Expanded Explanation
1. Technical Function and Core Characteristics
Feedforward networks implement a mapping from input vectors to output vectors through a sequence of layers that apply linear transformations followed by nonlinear activation functions. Each neuron connects only to neurons in the next layer, and the directed acyclic structure prevents temporal or cyclic dependencies.
Training uses supervised learning methods such as backpropagation with gradient-based optimization to minimize a loss function over labeled data. Universal approximation theorems show that feedforward networks with at least one hidden layer and suitable activation functions can approximate a wide range of measurable functions on compact subsets of Euclidean space.
2. Enterprise Usage and Architectural Context
Enterprises use feedforward networks for tasks such as tabular prediction, credit risk scoring, fraud detection, demand forecasting, and basic classification or regression workloads. Data scientists integrate them into Machine Learning (ML) pipelines that include data preprocessing, feature engineering, model training, validation, and monitoring.
Architecturally, feedforward models run on CPUs, GPUs, or specialized accelerators and can deploy as batch inference jobs, online scoring services, or embedded components in larger decisioning systems. Machine Learning Operations (MLOps) platforms manage their lifecycle, including versioning, performance tracking, and retraining based on drift analysis and governance policies.
3. Related or Adjacent Technologies
Feedforward networks form the basis for multilayer perceptrons and underpin many modern deep learning architectures. Convolutional neural networks and transformer models extend the feedforward concept with structured connectivity, weight sharing, or attention mechanisms tailored to images, sequences, or language data.
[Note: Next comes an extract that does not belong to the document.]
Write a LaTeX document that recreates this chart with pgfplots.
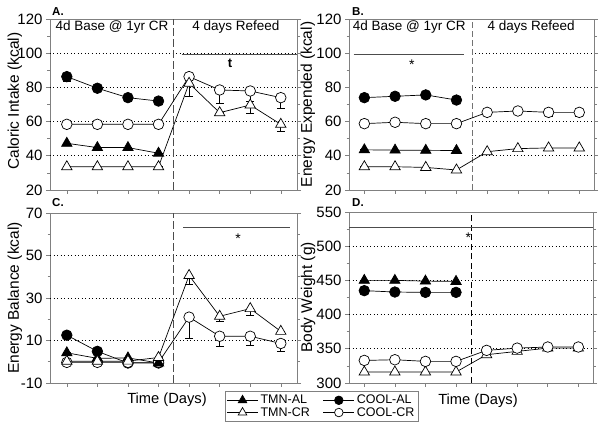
\documentclass[border=0pt]{standalone}
\usepackage{fontspec}
\setmainfont{Liberation Sans}
\usepackage{pgfplots}
\pgfplotsset{compat=1.18}

\tikzset{
  grd/.style={black, line width=0.7pt, dash pattern=on 0.9pt off 2.6pt},
  sig/.style={black!70, line width=0.8pt},
  vdash/.style={black!70, line width=0.8pt, dash pattern=on 8pt off 3pt},
  ptext/.style={font=\fontsize{13.5}{14}\selectfont},
}
\pgfplotsset{
  panel/.style={
    scale only axis,
    anchor=south west,
    xtick={1,...,8}, xticklabels={},
    xtick pos=left, ytick pos=both,
    tick align=outside,
    major tick length=4pt, minor tick length=2.5pt,
    minor y tick num=1,
    axis line style={gray},
    every tick/.style={gray, line width=0.6pt},
    tick label style={font=\fontsize{15}{15}\selectfont},
    /pgf/number format/assume math mode=true,
    ylabel style={font=\fontsize{15.5}{16}\selectfont, inner sep=0pt, anchor=center},
    clip=false,
  },
  ser/.style={black, line width=0.7pt,
    error bars/y dir=minus, error bars/y explicit,
    error bars/error bar style={black, line width=0.7pt, solid},
    error bars/error mark options={rotate=90, mark size=4pt, black, line width=0.7pt}},
  tmnal/.style={ser, mark=triangle*, mark size=6pt, mark options={fill=black, solid}},
  tmncr/.style={ser, mark=triangle*, mark size=6pt, mark options={fill=white, solid}},
  coolal/.style={ser, mark=*, mark size=5.3pt, mark options={fill=black, solid}},
  coolcr/.style={ser, mark=*, mark size=5.3pt, mark options={fill=white, solid}},
}

\begin{document}
\begin{tikzpicture}
\useasboundingbox (0pt,0pt) rectangle (600pt,435pt);

% ---------------- Panel A ----------------
\begin{axis}[panel, at={(50pt,245pt)}, width=247pt, height=171pt,
  xmin=0.45, xmax=8.53, ymin=20, ymax=120, ytick={20,40,...,120},
  ylabel={Caloric Intake (kcal)},
  ylabel style={at={(axis description cs:-0.142,0.52)}}]
\draw[grd] (axis cs:0.45,40) -- (axis cs:8.53,40);
\draw[grd] (axis cs:0.45,60) -- (axis cs:8.53,60);
\draw[grd] (axis cs:0.45,80) -- (axis cs:8.53,80);
\draw[grd] (axis cs:0.45,100) -- (axis cs:8.53,100);
\draw[vdash] (axis cs:4.5,20) -- (axis cs:4.5,120);
\draw[sig] (axis cs:4.76,99.5) -- (axis cs:8.53,99.5);
\node[font=\bfseries\fontsize{13}{13}\selectfont] at (axis cs:6.34,94.3) {t};
\node[ptext] at (axis cs:2.48,115.5) {4d Base @ 1yr CR};
\node[ptext] at (axis cs:6.53,115.5) {4 days Refeed};
\addplot[coolal] coordinates {(1,86.3) +- (0,3) (2,79.5) +- (0,2) (3,74) +- (0,2) (4,72) +- (0,2)};
\addplot[coolcr] coordinates {(1,58.4) +- (0,0) (2,58.4) +- (0,0) (3,58.4) +- (0,0) (4,58.4) +- (0,0)
  (5,86.3) +- (0,0) (6,78.5) +- (0,7.8) (7,77.9) +- (0,6.2) (8,74) +- (0,6.2)};
\addplot[tmnal] coordinates {(1,47.3) +- (0,0) (2,44.8) +- (0,0) (3,44.8) +- (0,0) (4,41.5) +- (0,0)};
\addplot[tmncr] coordinates {(1,33.6) +- (0,0) (2,33.6) +- (0,0) (3,33.6) +- (0,0) (4,33.6) +- (0,0)
  (5,82.4) +- (0,7.8) (6,65.2) +- (0,0) (7,69.7) +- (0,4.9) (8,58.4) +- (0,4.3)};
\end{axis}

% ---------------- Panel B ----------------
\begin{axis}[panel, at={(349pt,245pt)}, width=245pt, height=171pt,
  xmin=0.5, xmax=8.48, ymin=20, ymax=120, ytick={20,40,...,120},
  ylabel={Energy Expended (kcal)},
  ylabel style={at={(axis description cs:-0.168,0.5)}}]
\draw[grd] (axis cs:4.5,40) -- (axis cs:8.48,40);
\draw[grd] (axis cs:4.5,60) -- (axis cs:8.48,60);
\draw[grd] (axis cs:4.5,80) -- (axis cs:8.48,80);
\draw[grd] (axis cs:4.5,100) -- (axis cs:8.48,100);
\draw[black!55, line width=0.6pt, dash pattern=on 6pt off 3pt] (axis cs:4.5,20) -- (axis cs:4.5,120);
\draw[sig] (axis cs:0.65,99.2) -- (axis cs:4.23,99.2);
\node[font=\fontsize{14}{14}\selectfont] at (axis cs:2.55,93.5) {*};
\node[ptext] at (axis cs:2.46,115.5) {4d Base @ 1yr CR};
\node[ptext] at (axis cs:6.43,115.5) {4 days Refeed};
\addplot[coolal] coordinates {(1,74) +- (0,1) (2,74.8) +- (0,1) (3,75.6) +- (0,1) (4,72.6) +- (0,1)};
\addplot[coolcr] coordinates {(1,58.8) +- (0,1) (2,59.6) +- (0,1) (3,58.8) +- (0,1) (4,58.8) +- (0,1)
  (5,65.4) +- (0,2) (6,66.2) +- (0,2) (7,65.4) +- (0,2.5) (8,65.4) +- (0,2.5)};
\addplot[tmnal] coordinates {(1,43.5) +- (0,0) (2,43.3) +- (0,0) (3,43.2) +- (0,0) (4,43.1) +- (0,0)};
\addplot[tmncr] coordinates {(1,33.6) +- (0,0) (2,33.6) +- (0,0) (3,33.2) +- (0,0) (4,31.7) +- (0,0)
  (5,42.4) +- (0,0) (6,44.2) +- (0,0) (7,44.6) +- (0,0) (8,44.6) +- (0,0)};
\end{axis}

% ---------------- Panel C ----------------
\begin{axis}[panel, at={(50pt,52pt)}, width=247pt, height=170pt,
  xmin=0.45, xmax=8.53, ymin=-10, ymax=70, ytick={-10,10,...,70},
  ylabel={Energy Balance (kcal)},
  ylabel style={at={(axis description cs:-0.142,0.5)}}]
\draw[grd] (axis cs:0.45,10) -- (axis cs:8.53,10);
\draw[grd] (axis cs:0.45,30) -- (axis cs:8.53,30);
\draw[grd] (axis cs:0.45,50) -- (axis cs:8.53,50);
\draw[vdash] (axis cs:4.5,-10) -- (axis cs:4.5,70);
\draw[sig] (axis cs:4.81,63.4) -- (axis cs:8.3,63.4);
\node[font=\fontsize{14}{14}\selectfont] at (axis cs:6.6,58) {*};
\addplot[coolal] coordinates {(1,12.5) +- (0,1.5) (2,4.9) +- (0,1) (3,-0.6) +- (0,1.5) (4,-0.6) +- (0,1)};
\addplot[coolcr] coordinates {(1,-0.3) +- (0,0) (2,-0.3) +- (0,0) (3,-0.3) +- (0,0) (4,-0.3) +- (0,0)
  (5,21) +- (0,9.9) (6,12) +- (0,4.8) (7,12) +- (0,4.5) (8,8.6) +- (0,3.6)};
\addplot[tmnal] coordinates {(1,4.2) +- (0,0) (2,1.6) +- (0,0) (3,1.8) +- (0,0) (4,-0.6) +- (0,0)};
\addplot[tmncr] coordinates {(1,0.2) +- (0,0) (2,0.2) +- (0,0) (3,0.3) +- (0,0) (4,2.0) +- (0,0)
  (5,40.6) +- (0,4.3) (6,21.4) +- (0,2.4) (7,25) +- (0,3) (8,14.3) +- (0,0)};
\end{axis}

% ---------------- Panel D ----------------
\begin{axis}[panel, at={(349pt,52pt)}, width=244pt, height=171pt,
  xmin=0.5, xmax=8.48, ymin=300, ymax=550, ytick={300,350,...,550},
  ylabel={Body Weight (g)},
  ylabel style={at={(axis description cs:-0.168,0.5)}},
  legend style={at={(-0.1127,-0.137)}, anchor=center, draw=gray,
    font=\fontsize{12.5}{13}\selectfont, inner sep=1.5pt, row sep=-2pt,
    /tikz/every even column/.append style={column sep=11pt}},
  legend columns=2, legend cell align=left,
  legend image code/.code={\draw[mark repeat=2,mark phase=2] plot coordinates {(0cm,0cm) (0.55cm,0cm) (1.1cm,0cm)};}]
\draw[grd] (axis cs:0.5,350) -- (axis cs:8.48,350);
\draw[grd] (axis cs:0.5,400) -- (axis cs:8.48,400);
\draw[grd] (axis cs:0.5,450) -- (axis cs:8.48,450);
\draw[grd] (axis cs:0.5,500) -- (axis cs:8.48,500);
\draw[black, line width=0.9pt, dash pattern=on 6pt off 3.5pt] (axis cs:4.5,300) -- (axis cs:4.5,550);
\draw[sig] (axis cs:0.5,527.5) -- (axis cs:8.48,527.5);
\node[font=\fontsize{14}{14}\selectfont] at (axis cs:4.4,513) {*};
\addplot[coolal, forget plot] coordinates {(1,435) +- (0,4) (2,433) +- (0,4) (3,432.5) +- (0,4) (4,432.5) +- (0,4)};
\addplot[tmnal, forget plot] coordinates {(1,450) +- (0,0) (2,450) +- (0,0) (3,449) +- (0,0) (4,448.5) +- (0,0)};
\addplot[tmncr, forget plot] coordinates {(1,316) +- (0,0) (2,316) +- (0,0) (3,316) +- (0,0) (4,316) +- (0,0)
  (5,341.4) +- (0,3) (6,346.2) +- (0,3) (7,351) +- (0,4) (8,351) +- (0,4)};
\addplot[coolcr, forget plot] coordinates {(1,333) +- (0,0) (2,334) +- (0,0) (3,331.6) +- (0,0) (4,331.6) +- (0,0)
  (5,347.7) +- (0,0) (6,351) +- (0,0) (7,352.6) +- (0,0) (8,352.6) +- (0,0)};
\addlegendimage{black, line width=0.7pt, mark=triangle*, mark size=5pt, mark options={fill=black}}
\addlegendimage{black, line width=0.7pt, mark=*, mark size=4.3pt, mark options={fill=black}}
\addlegendimage{black, line width=0.7pt, mark=triangle*, mark size=5pt, mark options={fill=white}}
\addlegendimage{black, line width=0.7pt, mark=*, mark size=4.3pt, mark options={fill=white}}
\legend{TMN-AL, COOL-AL, TMN-CR, COOL-CR}
\end{axis}

% panel letters and x labels
\node[anchor=west, font=\bfseries\fontsize{11.5}{12}\selectfont, inner sep=0pt] at (52pt,423pt) {A.};
\node[anchor=west, font=\bfseries\fontsize{11.5}{12}\selectfont, inner sep=0pt] at (352pt,423pt) {B.};
\node[anchor=west, font=\bfseries\fontsize{11.5}{12}\selectfont, inner sep=0pt] at (52pt,232pt) {C.};
\node[anchor=west, font=\bfseries\fontsize{11.5}{12}\selectfont, inner sep=0pt] at (352pt,232pt) {D.};
\node[font=\fontsize{14.7}{15}\selectfont] at (167pt,35pt) {Time (Days)};
\node[font=\fontsize{14.7}{15}\selectfont] at (478pt,34pt) {Time (Days)};
\end{tikzpicture}
\end{document}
Recurrent Neural Networks (RNNs) and Long Short-Term Memory (LSTM) networks differ because they include feedback connections and internal state for sequence modeling. Tree-based ensemble methods such as random forests and gradient boosting offer alternative supervised learning approaches for tabular data in enterprise settings.
4. Business and Operational Significance
For enterprises, feedforward networks provide a general-purpose modeling option when relationships between variables are nonlinear and not easily expressed with linear models. They support use cases in finance, manufacturing, marketing, cybersecurity, and operations planning.
Operationally, feedforward architectures are relatively straightforward to implement, scale, and monitor compared with more complex recurrent or sequence models. Their deterministic one-pass structure often simplifies latency estimation, throughput planning, and validation under regulatory and risk management constraints.